Attempting to generally define the influence of culture on rates of innovation poses an extremely difficult proposition. The sheer scope of the issue, spanning centuries of innovation and human culture, proves to be quite daunting. The traditional approach to such broadly defined questions involves focusing on either a particular aspect of culture or specific period of time, oftentimes both. Although the conclusions drawn from these simplifications may hold some explanatory power, they fail to adequately address the initial issue.
The standard approach to broad topics of inquiry involves narrowly redefining the complex concept of culture into one of its constituent parts, such as religion. Even with this approach, it is difficult to draw conclusions that are consistent throughout history. History seems to offer a piece of counter-evidence for each historical fact in support of a particular theory. Again, the tendency at this point is to further reduce the scope of the initial question to not only a single facet of culture, but also a limited period of time. This approach to broad questions, such as the effect of culture on technology, tends to overemphasize the causal role of cultural factors. Reductionistic theories can be fitted around a constrained set of historical data. This historic fitting imparts a high degree of explanatory power to such theories. However, questions such as the influence of culture on technology are interesting because of their broad nature and defy the neat explanations offered by reductionistic models.
Rather than targeting a specific aspect of culture or time period for analysis, this essay utilizes a more general approach. Under this framework, the concept of culture is treated as an amorphous, single entity rather than being divided into more specific categories. The term culture possesses a remarkable ability to defy clear definition owing to its numerous constituents. Subsequently, this general analysis focuses primarily on the rate of innovation. Instead of attempting to extrapolate shifts in the rate of technological progress due to culture, this model attempts to calculate the extent to which innovation rates can be attributed to cultural influences. The difference is subtle. Typically a reductionistic analysis begins with cultural factors as a given and attempts to explain technological change in terms of these cultural factors. The viewpoint advocated here, begins with the rate of innovation and attempts to deduce how much of the rate can be explained by cultural factors.

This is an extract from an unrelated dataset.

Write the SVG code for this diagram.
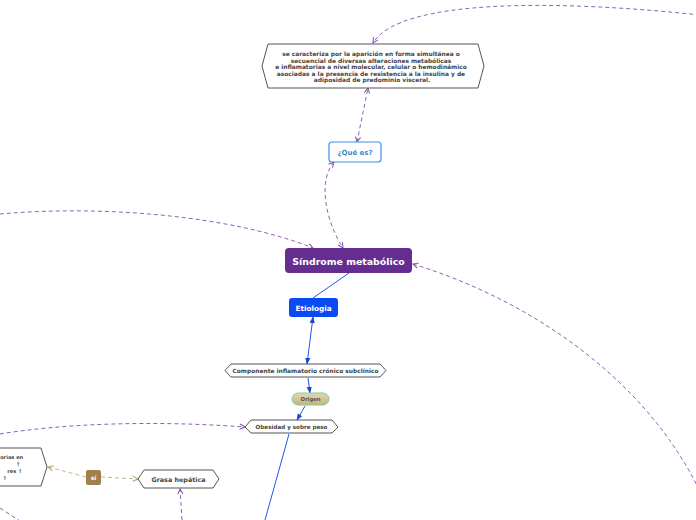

The benefits of this type of general analysis become most apparent when exploring the mechanisms behind the rate of innovation. Innovation is a complex phenomenon involving countless economic, social, political, and cultural variables. On an individual level, the process of invention requires large expenditures of physical and human capital for an uncertain payoff. The incentives for an individual to innovate are determined by the magnitude and possibility of their gains. Not surprisingly, the inventor cannot accurately predict the expected value of his invention nor subsequently allocate his resources effectively. Without the ability to predict the expected value of an invention, it is not far-fetched to assume that inventors rely upon the past success of other inventors as a rough predictor of an invention's expected value. Thus historic innovation fosters future innovation. Joel Mokyr dubbed this positive feedback loop the imitation effect (Mokyr, 255). Mokyr goes on to describe several other types of positive feedback loops inherent in technological progress including chains of inspiration and clustering. These positive feedback loops imply that technologically successful cultures generate high rates of future technological innovation. At this point, the circular logic prevents differentiating between the causal effects of cultural variables on innovation rates with positive feedback generated by mechanisms such as the imitation effect.
The primary conclusion stemming from this general analysis framework states that the rate of innovation is determined by countless factors including past technological performance. The unknown interaction between the variables and the existence of feedback loops effectively mask the influence of culture on technology. Redefining culture more narrowly or limiting the analyzed time period merely provides the impression of historical accuracy. Effectively isolating the effects of an independent variable, in this case culture or a narrow aspect of culture, proves to be impossible as long as the dependent variable, rates of technological progress, contains complex elements of uncertain magnitude. Accordingly, an attempt to define the influence of culture on technology, through a reductionistic framework, risks misattributing changes in innovation to cultural factors.